→ **PROBLEM TO SOLVE**: Can you transcribe the data exactly? Leave the pictures out.
#####
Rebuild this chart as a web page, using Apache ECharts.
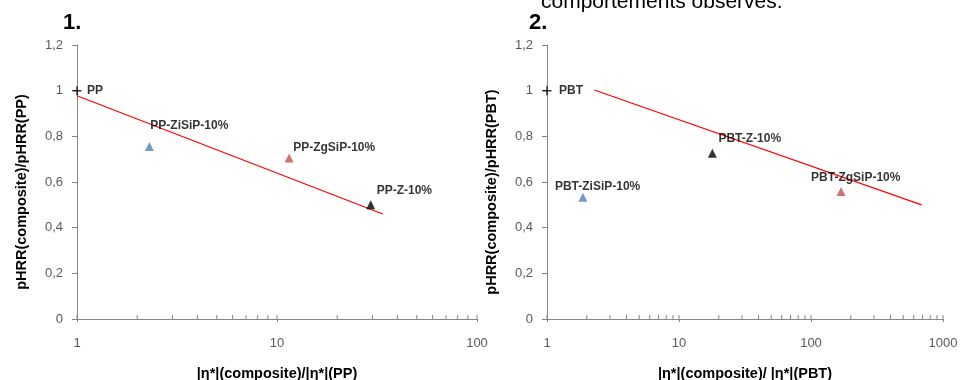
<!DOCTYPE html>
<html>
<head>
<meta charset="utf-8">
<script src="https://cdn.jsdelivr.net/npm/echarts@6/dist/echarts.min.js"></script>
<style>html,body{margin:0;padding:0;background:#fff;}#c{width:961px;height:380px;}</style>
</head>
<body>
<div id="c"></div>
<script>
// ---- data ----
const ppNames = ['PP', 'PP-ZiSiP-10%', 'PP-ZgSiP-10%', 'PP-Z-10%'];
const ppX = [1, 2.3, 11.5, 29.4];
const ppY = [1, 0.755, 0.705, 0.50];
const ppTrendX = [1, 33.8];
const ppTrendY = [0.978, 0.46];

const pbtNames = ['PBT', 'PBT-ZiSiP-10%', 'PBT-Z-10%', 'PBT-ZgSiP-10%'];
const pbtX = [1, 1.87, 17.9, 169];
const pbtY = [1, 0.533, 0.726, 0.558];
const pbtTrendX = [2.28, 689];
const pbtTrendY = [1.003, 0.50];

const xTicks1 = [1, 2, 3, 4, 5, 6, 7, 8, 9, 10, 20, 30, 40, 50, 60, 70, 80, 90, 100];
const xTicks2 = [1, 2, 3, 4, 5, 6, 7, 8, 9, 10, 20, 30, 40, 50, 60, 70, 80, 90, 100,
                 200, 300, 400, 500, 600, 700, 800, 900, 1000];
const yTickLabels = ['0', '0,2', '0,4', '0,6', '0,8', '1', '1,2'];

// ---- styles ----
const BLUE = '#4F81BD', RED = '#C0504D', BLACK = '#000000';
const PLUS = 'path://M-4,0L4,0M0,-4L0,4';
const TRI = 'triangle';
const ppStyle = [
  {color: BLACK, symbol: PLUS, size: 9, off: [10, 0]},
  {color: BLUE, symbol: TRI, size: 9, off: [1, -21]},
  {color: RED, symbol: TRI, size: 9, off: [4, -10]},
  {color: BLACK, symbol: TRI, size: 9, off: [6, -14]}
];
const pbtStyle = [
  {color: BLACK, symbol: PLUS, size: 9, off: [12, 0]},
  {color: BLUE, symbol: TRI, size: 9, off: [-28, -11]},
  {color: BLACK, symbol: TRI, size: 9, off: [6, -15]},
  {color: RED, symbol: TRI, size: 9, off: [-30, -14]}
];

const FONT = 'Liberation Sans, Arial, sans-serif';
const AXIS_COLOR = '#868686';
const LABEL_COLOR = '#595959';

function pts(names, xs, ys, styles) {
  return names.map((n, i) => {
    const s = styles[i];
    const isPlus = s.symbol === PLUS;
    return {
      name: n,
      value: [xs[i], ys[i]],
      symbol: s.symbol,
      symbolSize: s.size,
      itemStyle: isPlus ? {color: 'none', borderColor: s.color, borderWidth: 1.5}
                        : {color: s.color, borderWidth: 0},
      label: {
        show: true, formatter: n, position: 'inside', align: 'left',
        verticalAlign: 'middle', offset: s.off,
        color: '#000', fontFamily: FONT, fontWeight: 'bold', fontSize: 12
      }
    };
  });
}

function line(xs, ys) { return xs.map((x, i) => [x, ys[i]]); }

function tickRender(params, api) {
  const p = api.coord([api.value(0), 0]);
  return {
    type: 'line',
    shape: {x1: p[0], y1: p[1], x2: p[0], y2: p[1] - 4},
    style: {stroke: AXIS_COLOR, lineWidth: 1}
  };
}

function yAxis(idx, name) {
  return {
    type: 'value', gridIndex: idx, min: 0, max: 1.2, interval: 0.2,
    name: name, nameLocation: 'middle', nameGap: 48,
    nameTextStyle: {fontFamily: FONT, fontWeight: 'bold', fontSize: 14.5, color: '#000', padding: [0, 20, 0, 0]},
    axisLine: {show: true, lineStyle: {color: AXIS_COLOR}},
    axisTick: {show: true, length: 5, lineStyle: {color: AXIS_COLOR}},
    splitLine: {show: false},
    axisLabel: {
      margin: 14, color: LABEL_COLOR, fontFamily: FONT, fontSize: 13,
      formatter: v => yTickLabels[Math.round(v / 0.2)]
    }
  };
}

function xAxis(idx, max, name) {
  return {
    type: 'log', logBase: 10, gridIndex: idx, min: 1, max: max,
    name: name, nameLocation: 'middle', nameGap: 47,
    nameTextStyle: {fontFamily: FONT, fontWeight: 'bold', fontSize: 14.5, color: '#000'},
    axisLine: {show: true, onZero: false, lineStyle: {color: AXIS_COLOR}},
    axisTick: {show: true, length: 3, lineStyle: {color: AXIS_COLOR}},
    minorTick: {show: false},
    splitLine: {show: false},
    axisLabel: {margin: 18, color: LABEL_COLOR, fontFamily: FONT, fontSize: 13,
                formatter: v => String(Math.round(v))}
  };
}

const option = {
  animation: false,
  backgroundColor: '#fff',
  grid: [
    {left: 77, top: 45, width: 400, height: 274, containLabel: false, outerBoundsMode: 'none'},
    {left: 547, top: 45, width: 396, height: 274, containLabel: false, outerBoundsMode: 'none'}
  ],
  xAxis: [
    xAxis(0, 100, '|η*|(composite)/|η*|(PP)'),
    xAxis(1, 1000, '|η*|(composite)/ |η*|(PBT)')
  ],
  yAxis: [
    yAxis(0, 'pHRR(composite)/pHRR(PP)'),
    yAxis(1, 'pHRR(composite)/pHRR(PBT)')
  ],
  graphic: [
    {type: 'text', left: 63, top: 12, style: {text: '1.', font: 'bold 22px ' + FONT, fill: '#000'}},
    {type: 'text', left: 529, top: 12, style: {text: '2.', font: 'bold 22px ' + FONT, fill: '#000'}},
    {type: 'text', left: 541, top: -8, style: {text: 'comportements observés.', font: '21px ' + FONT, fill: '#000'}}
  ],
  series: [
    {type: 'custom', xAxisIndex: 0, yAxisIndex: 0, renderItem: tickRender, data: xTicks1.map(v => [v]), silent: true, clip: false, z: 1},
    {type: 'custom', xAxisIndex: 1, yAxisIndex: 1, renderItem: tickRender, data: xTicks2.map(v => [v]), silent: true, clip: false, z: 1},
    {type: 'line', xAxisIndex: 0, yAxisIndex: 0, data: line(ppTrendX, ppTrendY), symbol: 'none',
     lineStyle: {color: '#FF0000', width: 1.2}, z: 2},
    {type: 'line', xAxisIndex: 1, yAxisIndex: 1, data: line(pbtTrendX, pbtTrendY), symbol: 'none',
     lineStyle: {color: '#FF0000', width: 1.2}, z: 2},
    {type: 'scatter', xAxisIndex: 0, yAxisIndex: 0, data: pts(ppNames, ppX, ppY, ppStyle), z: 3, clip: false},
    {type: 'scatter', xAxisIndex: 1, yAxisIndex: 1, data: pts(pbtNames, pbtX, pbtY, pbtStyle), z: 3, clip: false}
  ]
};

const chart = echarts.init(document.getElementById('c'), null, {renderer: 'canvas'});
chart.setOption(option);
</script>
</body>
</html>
#####
→ **RESPONSE TO THE EXERCISE**:
Rebuild this chart as a web page, using Apache ECharts.
<!DOCTYPE html>
<html>
<head>
<meta charset="utf-8">
<script src="https://cdn.jsdelivr.net/npm/echarts@6/dist/echarts.min.js"></script>
<style>html,body{margin:0;padding:0;background:#fff;}#c{width:961px;height:380px;}</style>
</head>
<body>
<div id="c"></div>
<script>
// ---- data ----
const ppNames = ['PP', 'PP-ZiSiP-10%', 'PP-ZgSiP-10%', 'PP-Z-10%'];
const ppX = [1, 2.3, 11.5, 29.4];
const ppY = [1, 0.755, 0.705, 0.50];
const ppTrendX = [1, 33.8];
const ppTrendY = [0.978, 0.46];

const pbtNames = ['PBT', 'PBT-ZiSiP-10%', 'PBT-Z-10%', 'PBT-ZgSiP-10%'];
const pbtX = [1, 1.87, 17.9, 169];
const pbtY = [1, 0.533, 0.726, 0.558];
const pbtTrendX = [2.28, 689];
const pbtTrendY = [1.003, 0.50];

const xTicks1 = [1, 2, 3, 4, 5, 6, 7, 8, 9, 10, 20, 30, 40, 50, 60, 70, 80, 90, 100];
const xTicks2 = [1, 2, 3, 4, 5, 6, 7, 8, 9, 10, 20, 30, 40, 50, 60, 70, 80, 90, 100,
                 200, 300, 400, 500, 600, 700, 800, 900, 1000];
const yTickLabels = ['0', '0,2', '0,4', '0,6', '0,8', '1', '1,2'];

// ---- styles ----
const BLUE = '#4F81BD', RED = '#C0504D', BLACK = '#000000';
const PLUS = 'path://M-4,0L4,0M0,-4L0,4';
const TRI = 'triangle';
const ppStyle = [
  {color: BLACK, symbol: PLUS, size: 9, off: [10, 0]},
  {color: BLUE, symbol: TRI, size: 9, off: [1, -21]},
  {color: RED, symbol: TRI, size: 9, off: [4, -10]},
  {color: BLACK, symbol: TRI, size: 9, off: [6, -14]}
];
const pbtStyle = [
  {color: BLACK, symbol: PLUS, size: 9, off: [12, 0]},
  {color: BLUE, symbol: TRI, size: 9, off: [-28, -11]},
  {color: BLACK, symbol: TRI, size: 9, off: [6, -15]},
  {color: RED, symbol: TRI, size: 9, off: [-30, -14]}
];

const FONT = 'Liberation Sans, Arial, sans-serif';
const AXIS_COLOR = '#868686';
const LABEL_COLOR = '#595959';

function pts(names, xs, ys, styles) {
  return names.map((n, i) => {
    const s = styles[i];
    const isPlus = s.symbol === PLUS;
    return {
      name: n,
      value: [xs[i], ys[i]],
      symbol: s.symbol,
      symbolSize: s.size,
      itemStyle: isPlus ? {color: 'none', borderColor: s.color, borderWidth: 1.5}
                        : {color: s.color, borderWidth: 0},
      label: {
        show: true, formatter: n, position: 'inside', align: 'left',
        verticalAlign: 'middle', offset: s.off,
        color: '#000', fontFamily: FONT, fontWeight: 'bold', fontSize: 12
      }
    };
  });
}

function line(xs, ys) { return xs.map((x, i) => [x, ys[i]]); }

function tickRender(params, api) {
  const p = api.coord([api.value(0), 0]);
  return {
    type: 'line',
    shape: {x1: p[0], y1: p[1], x2: p[0], y2: p[1] - 4},
    style: {stroke: AXIS_COLOR, lineWidth: 1}
  };
}

function yAxis(idx, name) {
  return {
    type: 'value', gridIndex: idx, min: 0, max: 1.2, interval: 0.2,
    name: name, nameLocation: 'middle', nameGap: 48,
    nameTextStyle: {fontFamily: FONT, fontWeight: 'bold', fontSize: 14.5, color: '#000', padding: [0, 20, 0, 0]},
    axisLine: {show: true, lineStyle: {color: AXIS_COLOR}},
    axisTick: {show: true, length: 5, lineStyle: {color: AXIS_COLOR}},
    splitLine: {show: false},
    axisLabel: {
      margin: 14, color: LABEL_COLOR, fontFamily: FONT, fontSize: 13,
      formatter: v => yTickLabels[Math.round(v / 0.2)]
    }
  };
}

function xAxis(idx, max, name) {
  return {
    type: 'log', logBase: 10, gridIndex: idx, min: 1, max: max,
    name: name, nameLocation: 'middle', nameGap: 47,
    nameTextStyle: {fontFamily: FONT, fontWeight: 'bold', fontSize: 14.5, color: '#000'},
    axisLine: {show: true, onZero: false, lineStyle: {color: AXIS_COLOR}},
    axisTick: {show: true, length: 3, lineStyle: {color: AXIS_COLOR}},
    minorTick: {show: false},
    splitLine: {show: false},
    axisLabel: {margin: 18, color: LABEL_COLOR, fontFamily: FONT, fontSize: 13,
                formatter: v => String(Math.round(v))}
  };
}

const option = {
  animation: false,
  backgroundColor: '#fff',
  grid: [
    {left: 77, top: 45, width: 400, height: 274, containLabel: false, outerBoundsMode: 'none'},
    {left: 547, top: 45, width: 396, height: 274, containLabel: false, outerBoundsMode: 'none'}
  ],
  xAxis: [
    xAxis(0, 100, '|η*|(composite)/|η*|(PP)'),
    xAxis(1, 1000, '|η*|(composite)/ |η*|(PBT)')
  ],
  yAxis: [
    yAxis(0, 'pHRR(composite)/pHRR(PP)'),
    yAxis(1, 'pHRR(composite)/pHRR(PBT)')
  ],
  graphic: [
    {type: 'text', left: 63, top: 12, style: {text: '1.', font: 'bold 22px ' + FONT, fill: '#000'}},
    {type: 'text', left: 529, top: 12, style: {text: '2.', font: 'bold 22px ' + FONT, fill: '#000'}},
    {type: 'text', left: 541, top: -8, style: {text: 'comportements observés.', font: '21px ' + FONT, fill: '#000'}}
  ],
  series: [
    {type: 'custom', xAxisIndex: 0, yAxisIndex: 0, renderItem: tickRender, data: xTicks1.map(v => [v]), silent: true, clip: false, z: 1},
    {type: 'custom', xAxisIndex: 1, yAxisIndex: 1, renderItem: tickRender, data: xTicks2.map(v => [v]), silent: true, clip: false, z: 1},
    {type: 'line', xAxisIndex: 0, yAxisIndex: 0, data: line(ppTrendX, ppTrendY), symbol: 'none',
     lineStyle: {color: '#FF0000', width: 1.2}, z: 2},
    {type: 'line', xAxisIndex: 1, yAxisIndex: 1, data: line(pbtTrendX, pbtTrendY), symbol: 'none',
     lineStyle: {color: '#FF0000', width: 1.2}, z: 2},
    {type: 'scatter', xAxisIndex: 0, yAxisIndex: 0, data: pts(ppNames, ppX, ppY, ppStyle), z: 3, clip: false},
    {type: 'scatter', xAxisIndex: 1, yAxisIndex: 1, data: pts(pbtNames, pbtX, pbtY, pbtStyle), z: 3, clip: false}
  ]
};

const chart = echarts.init(document.getElementById('c'), null, {renderer: 'canvas'});
chart.setOption(option);
</script>
</body>
</html>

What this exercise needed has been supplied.